--- Begin Provided data ---

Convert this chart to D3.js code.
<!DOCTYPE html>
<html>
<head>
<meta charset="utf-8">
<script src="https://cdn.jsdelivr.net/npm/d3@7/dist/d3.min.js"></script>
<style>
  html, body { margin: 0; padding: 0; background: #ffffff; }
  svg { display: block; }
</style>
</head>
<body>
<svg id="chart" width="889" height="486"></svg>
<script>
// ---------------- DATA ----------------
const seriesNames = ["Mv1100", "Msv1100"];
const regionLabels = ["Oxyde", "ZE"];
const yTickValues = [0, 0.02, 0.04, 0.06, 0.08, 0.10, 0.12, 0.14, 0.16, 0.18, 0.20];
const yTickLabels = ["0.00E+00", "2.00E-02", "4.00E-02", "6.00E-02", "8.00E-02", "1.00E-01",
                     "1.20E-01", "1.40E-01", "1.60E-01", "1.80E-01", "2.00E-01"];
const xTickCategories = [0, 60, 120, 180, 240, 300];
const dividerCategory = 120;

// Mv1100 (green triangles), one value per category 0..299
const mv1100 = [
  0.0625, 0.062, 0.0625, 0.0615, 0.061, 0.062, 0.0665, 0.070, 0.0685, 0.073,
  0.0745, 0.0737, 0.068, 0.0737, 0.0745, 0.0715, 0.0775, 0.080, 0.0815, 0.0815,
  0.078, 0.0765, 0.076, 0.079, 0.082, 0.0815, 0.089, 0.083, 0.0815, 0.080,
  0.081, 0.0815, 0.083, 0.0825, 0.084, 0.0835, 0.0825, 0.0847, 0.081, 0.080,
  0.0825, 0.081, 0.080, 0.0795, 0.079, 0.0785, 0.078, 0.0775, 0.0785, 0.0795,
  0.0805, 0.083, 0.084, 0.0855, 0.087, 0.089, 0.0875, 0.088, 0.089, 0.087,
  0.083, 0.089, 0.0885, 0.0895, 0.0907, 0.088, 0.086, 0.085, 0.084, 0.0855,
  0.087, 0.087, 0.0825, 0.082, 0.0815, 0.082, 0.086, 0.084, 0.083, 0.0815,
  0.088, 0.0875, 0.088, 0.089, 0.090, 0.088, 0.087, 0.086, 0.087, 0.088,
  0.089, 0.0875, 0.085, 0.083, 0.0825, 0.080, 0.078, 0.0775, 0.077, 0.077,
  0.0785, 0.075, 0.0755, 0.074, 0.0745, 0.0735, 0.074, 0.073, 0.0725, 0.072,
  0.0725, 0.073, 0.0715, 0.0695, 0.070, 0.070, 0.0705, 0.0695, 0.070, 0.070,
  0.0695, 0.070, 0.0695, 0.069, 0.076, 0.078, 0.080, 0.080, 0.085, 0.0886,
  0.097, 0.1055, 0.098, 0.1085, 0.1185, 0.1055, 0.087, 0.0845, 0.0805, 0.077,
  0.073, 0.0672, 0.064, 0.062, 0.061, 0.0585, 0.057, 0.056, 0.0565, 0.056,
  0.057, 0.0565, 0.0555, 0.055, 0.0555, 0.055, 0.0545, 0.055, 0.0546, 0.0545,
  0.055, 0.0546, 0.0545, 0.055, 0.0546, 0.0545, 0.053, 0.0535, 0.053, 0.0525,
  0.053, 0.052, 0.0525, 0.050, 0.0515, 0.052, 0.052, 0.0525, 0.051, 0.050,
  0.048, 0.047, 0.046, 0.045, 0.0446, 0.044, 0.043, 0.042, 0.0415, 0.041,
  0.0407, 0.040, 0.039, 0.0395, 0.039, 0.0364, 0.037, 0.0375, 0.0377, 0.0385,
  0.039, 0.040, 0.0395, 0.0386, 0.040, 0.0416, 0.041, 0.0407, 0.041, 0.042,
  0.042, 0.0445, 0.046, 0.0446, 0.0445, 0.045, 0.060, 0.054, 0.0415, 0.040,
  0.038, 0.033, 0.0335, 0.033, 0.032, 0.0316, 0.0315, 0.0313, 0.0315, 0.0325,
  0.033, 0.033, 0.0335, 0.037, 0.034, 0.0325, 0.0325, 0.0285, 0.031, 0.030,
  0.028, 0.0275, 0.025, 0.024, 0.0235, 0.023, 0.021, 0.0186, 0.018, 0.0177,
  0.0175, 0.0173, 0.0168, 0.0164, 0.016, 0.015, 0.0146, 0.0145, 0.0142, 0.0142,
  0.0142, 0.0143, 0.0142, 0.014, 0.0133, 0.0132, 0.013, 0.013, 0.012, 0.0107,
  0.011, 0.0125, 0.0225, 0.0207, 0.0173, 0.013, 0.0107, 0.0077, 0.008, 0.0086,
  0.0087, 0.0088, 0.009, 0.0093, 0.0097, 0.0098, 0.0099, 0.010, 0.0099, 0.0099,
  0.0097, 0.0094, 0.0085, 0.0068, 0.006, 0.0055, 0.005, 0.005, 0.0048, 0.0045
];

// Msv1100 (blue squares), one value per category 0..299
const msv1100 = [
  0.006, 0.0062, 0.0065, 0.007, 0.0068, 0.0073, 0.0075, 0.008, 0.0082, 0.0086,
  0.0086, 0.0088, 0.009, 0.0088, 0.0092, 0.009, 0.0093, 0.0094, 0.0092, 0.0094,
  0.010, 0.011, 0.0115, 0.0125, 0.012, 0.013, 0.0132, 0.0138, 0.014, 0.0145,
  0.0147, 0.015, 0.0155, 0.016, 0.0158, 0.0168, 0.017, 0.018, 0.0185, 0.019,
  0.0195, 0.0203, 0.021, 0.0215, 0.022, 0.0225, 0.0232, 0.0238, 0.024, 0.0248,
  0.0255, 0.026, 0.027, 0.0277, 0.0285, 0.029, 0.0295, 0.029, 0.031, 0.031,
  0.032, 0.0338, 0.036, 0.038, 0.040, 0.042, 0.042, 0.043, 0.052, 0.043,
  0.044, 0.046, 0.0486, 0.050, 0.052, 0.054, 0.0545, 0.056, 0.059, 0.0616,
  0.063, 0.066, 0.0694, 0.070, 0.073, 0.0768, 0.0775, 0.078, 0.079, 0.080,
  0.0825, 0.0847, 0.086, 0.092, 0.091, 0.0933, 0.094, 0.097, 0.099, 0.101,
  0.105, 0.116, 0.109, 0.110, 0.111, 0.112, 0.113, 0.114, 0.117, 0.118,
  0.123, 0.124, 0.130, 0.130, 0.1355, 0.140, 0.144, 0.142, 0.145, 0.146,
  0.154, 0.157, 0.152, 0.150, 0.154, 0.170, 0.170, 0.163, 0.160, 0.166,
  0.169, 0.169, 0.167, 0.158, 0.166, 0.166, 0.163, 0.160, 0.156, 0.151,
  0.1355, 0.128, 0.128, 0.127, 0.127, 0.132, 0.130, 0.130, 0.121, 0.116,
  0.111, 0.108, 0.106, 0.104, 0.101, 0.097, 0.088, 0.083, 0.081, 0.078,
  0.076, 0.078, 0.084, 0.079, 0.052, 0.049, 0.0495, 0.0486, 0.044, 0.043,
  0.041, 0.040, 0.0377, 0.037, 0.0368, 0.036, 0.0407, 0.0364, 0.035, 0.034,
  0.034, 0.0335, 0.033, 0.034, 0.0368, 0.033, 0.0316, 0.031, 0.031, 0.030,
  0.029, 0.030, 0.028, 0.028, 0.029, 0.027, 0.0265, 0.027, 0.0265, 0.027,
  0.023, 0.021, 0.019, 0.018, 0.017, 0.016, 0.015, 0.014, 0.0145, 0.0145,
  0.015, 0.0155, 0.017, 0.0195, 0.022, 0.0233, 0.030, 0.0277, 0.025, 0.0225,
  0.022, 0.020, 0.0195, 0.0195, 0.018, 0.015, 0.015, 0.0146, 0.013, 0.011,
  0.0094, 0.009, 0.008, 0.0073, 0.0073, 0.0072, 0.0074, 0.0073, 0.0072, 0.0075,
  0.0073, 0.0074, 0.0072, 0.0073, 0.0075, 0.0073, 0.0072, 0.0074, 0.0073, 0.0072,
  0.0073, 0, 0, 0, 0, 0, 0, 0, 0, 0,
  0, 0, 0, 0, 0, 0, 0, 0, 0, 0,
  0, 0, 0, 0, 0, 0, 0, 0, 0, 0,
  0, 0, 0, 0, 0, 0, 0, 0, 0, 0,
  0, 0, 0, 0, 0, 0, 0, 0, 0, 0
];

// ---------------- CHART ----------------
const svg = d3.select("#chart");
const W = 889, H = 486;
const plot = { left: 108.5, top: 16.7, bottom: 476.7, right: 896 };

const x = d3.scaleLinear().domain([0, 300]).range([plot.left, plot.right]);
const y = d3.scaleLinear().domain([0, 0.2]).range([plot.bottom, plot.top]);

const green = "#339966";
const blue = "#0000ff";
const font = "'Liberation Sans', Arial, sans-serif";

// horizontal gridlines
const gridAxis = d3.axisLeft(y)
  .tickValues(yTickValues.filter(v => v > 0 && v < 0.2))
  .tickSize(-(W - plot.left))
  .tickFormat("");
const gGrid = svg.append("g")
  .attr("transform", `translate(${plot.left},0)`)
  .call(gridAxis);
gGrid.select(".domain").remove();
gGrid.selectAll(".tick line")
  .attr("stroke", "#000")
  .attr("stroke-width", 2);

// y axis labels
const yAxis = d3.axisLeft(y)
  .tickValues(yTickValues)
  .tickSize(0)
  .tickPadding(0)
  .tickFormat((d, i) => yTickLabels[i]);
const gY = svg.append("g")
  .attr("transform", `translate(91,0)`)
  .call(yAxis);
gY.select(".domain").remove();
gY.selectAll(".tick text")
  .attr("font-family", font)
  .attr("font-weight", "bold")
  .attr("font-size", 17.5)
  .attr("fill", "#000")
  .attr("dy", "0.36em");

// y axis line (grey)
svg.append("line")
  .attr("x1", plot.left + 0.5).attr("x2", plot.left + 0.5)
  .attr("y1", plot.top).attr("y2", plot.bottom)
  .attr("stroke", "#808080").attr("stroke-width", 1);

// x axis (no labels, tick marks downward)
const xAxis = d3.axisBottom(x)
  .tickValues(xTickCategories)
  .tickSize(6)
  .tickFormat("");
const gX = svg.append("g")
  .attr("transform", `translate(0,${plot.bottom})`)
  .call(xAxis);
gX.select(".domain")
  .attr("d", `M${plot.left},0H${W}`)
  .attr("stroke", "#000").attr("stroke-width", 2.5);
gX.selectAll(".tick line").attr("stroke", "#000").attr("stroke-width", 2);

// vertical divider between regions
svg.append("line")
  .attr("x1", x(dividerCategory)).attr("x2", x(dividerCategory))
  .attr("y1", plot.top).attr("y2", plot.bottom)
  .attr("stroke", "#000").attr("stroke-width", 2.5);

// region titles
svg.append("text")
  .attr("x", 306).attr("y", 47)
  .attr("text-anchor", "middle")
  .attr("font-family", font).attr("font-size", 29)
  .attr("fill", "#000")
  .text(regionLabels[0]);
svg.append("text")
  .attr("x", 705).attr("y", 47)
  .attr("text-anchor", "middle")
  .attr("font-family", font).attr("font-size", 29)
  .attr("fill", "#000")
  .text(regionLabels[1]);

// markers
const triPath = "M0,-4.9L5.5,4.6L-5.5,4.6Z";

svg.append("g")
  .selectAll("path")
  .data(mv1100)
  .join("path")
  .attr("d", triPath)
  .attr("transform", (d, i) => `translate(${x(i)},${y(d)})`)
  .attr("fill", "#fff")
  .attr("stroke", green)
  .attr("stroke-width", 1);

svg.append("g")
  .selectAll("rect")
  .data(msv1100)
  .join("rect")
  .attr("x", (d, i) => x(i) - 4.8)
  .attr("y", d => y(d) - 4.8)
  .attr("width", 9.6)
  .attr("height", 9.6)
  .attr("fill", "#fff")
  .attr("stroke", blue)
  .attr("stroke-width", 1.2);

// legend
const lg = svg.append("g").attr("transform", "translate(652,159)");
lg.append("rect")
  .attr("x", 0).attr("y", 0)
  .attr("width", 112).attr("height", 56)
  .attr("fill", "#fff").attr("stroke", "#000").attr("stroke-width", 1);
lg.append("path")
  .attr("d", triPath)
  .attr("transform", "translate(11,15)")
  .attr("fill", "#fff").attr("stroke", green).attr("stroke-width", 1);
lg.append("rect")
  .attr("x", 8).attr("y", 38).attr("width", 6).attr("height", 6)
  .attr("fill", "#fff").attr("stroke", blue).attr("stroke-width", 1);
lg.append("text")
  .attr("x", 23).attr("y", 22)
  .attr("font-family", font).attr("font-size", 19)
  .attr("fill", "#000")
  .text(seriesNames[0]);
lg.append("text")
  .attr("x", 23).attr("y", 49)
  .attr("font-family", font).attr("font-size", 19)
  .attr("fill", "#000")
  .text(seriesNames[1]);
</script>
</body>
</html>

--- End Provided data ---
--- Begin Provided data ---

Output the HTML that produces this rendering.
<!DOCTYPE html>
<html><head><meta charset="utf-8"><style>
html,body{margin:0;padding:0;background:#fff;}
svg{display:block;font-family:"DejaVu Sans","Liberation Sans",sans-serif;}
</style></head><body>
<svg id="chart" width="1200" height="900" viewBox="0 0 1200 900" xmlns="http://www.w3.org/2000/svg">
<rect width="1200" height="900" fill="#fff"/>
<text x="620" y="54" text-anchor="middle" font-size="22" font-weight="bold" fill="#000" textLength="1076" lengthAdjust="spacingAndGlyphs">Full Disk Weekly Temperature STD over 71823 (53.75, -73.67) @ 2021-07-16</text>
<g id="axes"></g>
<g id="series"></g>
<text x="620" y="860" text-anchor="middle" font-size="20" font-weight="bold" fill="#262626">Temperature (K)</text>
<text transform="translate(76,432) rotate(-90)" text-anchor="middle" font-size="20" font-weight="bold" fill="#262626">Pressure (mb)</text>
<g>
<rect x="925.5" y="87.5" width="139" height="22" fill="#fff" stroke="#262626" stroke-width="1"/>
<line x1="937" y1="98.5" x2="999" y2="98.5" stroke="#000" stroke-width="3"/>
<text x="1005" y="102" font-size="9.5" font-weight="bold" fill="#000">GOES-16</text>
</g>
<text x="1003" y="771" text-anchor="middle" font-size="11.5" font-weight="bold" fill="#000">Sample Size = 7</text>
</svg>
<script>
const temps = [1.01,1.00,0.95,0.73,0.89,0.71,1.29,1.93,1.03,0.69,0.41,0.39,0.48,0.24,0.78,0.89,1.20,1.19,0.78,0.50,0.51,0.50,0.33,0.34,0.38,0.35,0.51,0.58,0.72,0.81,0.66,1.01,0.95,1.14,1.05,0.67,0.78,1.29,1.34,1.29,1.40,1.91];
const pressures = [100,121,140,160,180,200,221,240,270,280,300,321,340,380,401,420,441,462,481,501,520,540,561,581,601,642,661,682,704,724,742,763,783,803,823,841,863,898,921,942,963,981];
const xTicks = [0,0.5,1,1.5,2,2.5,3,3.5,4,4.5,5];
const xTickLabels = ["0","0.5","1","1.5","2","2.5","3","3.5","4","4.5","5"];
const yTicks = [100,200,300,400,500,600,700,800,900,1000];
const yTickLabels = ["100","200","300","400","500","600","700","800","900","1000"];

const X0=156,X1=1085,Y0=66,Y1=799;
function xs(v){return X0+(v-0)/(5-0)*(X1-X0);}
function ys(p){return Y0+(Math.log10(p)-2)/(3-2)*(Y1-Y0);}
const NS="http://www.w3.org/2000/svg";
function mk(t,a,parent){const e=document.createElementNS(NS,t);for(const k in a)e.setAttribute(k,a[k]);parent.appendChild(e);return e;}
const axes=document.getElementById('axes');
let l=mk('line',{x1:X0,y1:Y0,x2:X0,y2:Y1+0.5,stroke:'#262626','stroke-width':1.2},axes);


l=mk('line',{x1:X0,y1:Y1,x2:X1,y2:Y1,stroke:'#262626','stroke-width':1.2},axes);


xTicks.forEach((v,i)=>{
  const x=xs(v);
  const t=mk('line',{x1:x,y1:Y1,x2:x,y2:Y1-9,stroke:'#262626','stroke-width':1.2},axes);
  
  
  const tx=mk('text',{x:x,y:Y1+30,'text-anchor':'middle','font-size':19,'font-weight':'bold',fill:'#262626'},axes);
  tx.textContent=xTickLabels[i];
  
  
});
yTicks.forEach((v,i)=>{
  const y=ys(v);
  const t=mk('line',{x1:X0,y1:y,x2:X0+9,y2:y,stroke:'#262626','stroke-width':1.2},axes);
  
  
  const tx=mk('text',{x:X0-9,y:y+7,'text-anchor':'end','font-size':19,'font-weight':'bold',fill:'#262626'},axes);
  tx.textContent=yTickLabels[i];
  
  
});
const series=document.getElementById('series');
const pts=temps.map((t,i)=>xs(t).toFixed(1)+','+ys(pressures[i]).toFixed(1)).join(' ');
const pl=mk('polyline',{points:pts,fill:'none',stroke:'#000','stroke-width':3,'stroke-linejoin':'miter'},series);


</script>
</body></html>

--- End Provided data ---
--- Begin Provided data ---

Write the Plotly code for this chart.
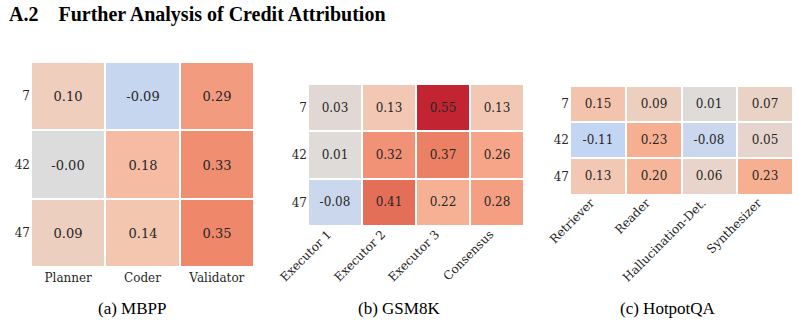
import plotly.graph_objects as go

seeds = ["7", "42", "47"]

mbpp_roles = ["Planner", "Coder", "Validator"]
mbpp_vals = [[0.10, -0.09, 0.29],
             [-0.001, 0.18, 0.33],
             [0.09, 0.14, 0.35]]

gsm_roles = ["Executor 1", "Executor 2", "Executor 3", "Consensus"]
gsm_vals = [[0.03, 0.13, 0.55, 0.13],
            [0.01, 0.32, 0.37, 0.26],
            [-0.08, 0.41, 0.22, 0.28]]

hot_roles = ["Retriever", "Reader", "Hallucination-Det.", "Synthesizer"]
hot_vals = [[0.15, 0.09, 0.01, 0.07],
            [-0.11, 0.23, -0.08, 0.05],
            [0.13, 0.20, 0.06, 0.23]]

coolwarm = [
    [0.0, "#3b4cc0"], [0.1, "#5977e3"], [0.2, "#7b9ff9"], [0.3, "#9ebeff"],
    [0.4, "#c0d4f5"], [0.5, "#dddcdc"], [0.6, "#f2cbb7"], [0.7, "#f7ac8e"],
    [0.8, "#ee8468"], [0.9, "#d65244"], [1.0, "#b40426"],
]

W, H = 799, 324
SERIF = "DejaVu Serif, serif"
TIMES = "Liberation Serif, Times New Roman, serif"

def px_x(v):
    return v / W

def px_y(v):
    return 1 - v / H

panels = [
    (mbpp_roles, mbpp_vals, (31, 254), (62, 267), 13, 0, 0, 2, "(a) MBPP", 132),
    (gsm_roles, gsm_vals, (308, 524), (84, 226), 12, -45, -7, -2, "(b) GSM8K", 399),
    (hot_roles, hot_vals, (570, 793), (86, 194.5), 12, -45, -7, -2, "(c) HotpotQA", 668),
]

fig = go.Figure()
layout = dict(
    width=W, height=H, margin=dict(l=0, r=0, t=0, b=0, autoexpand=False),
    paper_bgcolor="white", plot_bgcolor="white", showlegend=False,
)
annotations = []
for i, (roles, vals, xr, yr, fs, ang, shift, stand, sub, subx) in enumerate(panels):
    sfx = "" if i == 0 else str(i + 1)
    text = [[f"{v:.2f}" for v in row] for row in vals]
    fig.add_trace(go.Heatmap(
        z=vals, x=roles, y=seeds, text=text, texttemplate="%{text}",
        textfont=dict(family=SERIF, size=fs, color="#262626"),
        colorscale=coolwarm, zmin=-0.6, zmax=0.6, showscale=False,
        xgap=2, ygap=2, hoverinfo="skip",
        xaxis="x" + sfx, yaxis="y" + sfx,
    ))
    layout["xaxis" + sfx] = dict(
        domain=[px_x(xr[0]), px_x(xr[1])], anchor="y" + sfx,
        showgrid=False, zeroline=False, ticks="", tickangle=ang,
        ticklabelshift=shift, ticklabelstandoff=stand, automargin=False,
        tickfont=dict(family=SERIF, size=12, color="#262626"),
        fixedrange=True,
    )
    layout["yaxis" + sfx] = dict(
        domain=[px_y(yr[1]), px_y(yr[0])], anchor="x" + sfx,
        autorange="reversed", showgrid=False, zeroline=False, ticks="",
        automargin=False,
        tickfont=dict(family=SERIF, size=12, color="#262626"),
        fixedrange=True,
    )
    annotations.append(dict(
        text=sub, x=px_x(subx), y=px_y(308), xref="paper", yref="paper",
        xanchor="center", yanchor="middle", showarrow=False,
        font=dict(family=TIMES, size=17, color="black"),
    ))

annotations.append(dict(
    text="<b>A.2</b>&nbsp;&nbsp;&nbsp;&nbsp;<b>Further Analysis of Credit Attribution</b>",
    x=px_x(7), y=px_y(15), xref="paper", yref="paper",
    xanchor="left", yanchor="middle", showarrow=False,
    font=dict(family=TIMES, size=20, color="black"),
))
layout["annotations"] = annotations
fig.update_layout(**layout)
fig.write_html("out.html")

--- End Provided data ---

Give again, word for word, only the lines starting at the line with "Write the Plotly code for this chart." and ending at the line with "return 1 - v / H", keeping both end lines; pictures stay out.

Write the Plotly code for this chart.
import plotly.graph_objects as go

seeds = ["7", "42", "47"]

mbpp_roles = ["Planner", "Coder", "Validator"]
mbpp_vals = [[0.10, -0.09, 0.29],
             [-0.001, 0.18, 0.33],
             [0.09, 0.14, 0.35]]

gsm_roles = ["Executor 1", "Executor 2", "Executor 3", "Consensus"]
gsm_vals = [[0.03, 0.13, 0.55, 0.13],
            [0.01, 0.32, 0.37, 0.26],
            [-0.08, 0.41, 0.22, 0.28]]

hot_roles = ["Retriever", "Reader", "Hallucination-Det.", "Synthesizer"]
hot_vals = [[0.15, 0.09, 0.01, 0.07],
            [-0.11, 0.23, -0.08, 0.05],
            [0.13, 0.20, 0.06, 0.23]]

coolwarm = [
    [0.0, "#3b4cc0"], [0.1, "#5977e3"], [0.2, "#7b9ff9"], [0.3, "#9ebeff"],
    [0.4, "#c0d4f5"], [0.5, "#dddcdc"], [0.6, "#f2cbb7"], [0.7, "#f7ac8e"],
    [0.8, "#ee8468"], [0.9, "#d65244"], [1.0, "#b40426"],
]

W, H = 799, 324
SERIF = "DejaVu Serif, serif"
TIMES = "Liberation Serif, Times New Roman, serif"

def px_x(v):
    return v / W

def px_y(v):
    return 1 - v / H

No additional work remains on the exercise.